The two strike up a comically awful romance, replete with awkward sex scenes and pathetically crossed purposes. Miniucchi riffs on the idioms of abusive love, as Jay preys on Claire’s relentless sincerity. “I’ll probably call you,” he tells her nonchalantly after their first date; when she greets him eagerly at her door another night, he admonishes, “Lower your voice.” But Jay also senses that he doesn’t deserve Claire, throwing her a crumb when he calls her “my biggest and only fan.” And though you sometimes want to shake sense into her, we can understand why the mousy Claire is drawn to Jay’s straightforward masculinity.

The coupling might be merely repugnant if not for Morton and Patric. With her childlike features, Morton excels with characters that seemed to have missed out on a crucial phase of development (Sweet and Lowdown, Minority Report). She delivers her lines here with breathy earnestness, so that Claire sounds like she’s always apologizing; you can practically hear a lump in her throat. And the excellent Patric makes you wish directors would turn to him more often. Playing a more low-key variation of his monstrous alpha male from Your Friends & Neighbors, the actor pulls off a tricky balancing act: we look forward to Jay’s cutting rebukes even as we brace ourselves on Claire’s behalf.

Miniucchi doesn’t completely sidestep the pitfalls of her film’s precious premise. She relies too heavily on kitschy props to telegraph Claire’s awkwardness (such as when Claire gives Jay a pepper shaker for Christmas) and she saddles some characters with cutesy tics (Claire’s ailing mother can’t speak). The sharp supporting players, including Ileana Douglas as Claire’s straight-talking friend and Teri Garr in dual roles as Claire’s mute mother and garish aunt, don’t have enough to do (the brilliant Garr manages to steal a couple of scenes even without dialogue). But despite the occasional missteps, Miniucchi’s offbeat vision is unexpectedly moving.
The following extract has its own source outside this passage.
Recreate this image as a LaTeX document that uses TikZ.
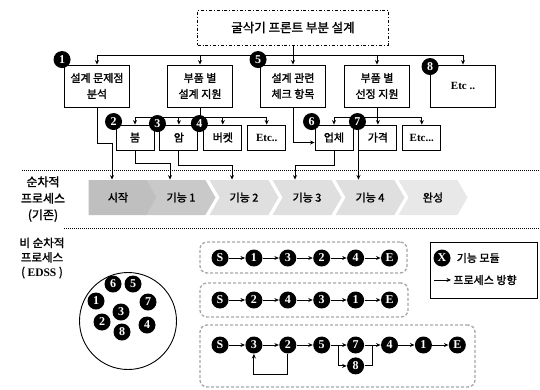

We wonder where this oddball duet can lead, but the director eschews any rote payoffs. Jay’s heart doesn’t so much melt as it does thaw incrementally, and when Claire finally grows a spine, her epiphany comes with a painful price. Far from blooming under each other’s gaze, these two sorry souls may be worse off for meeting each other. But viewing them at a safe fictional remove, we’re glad they do.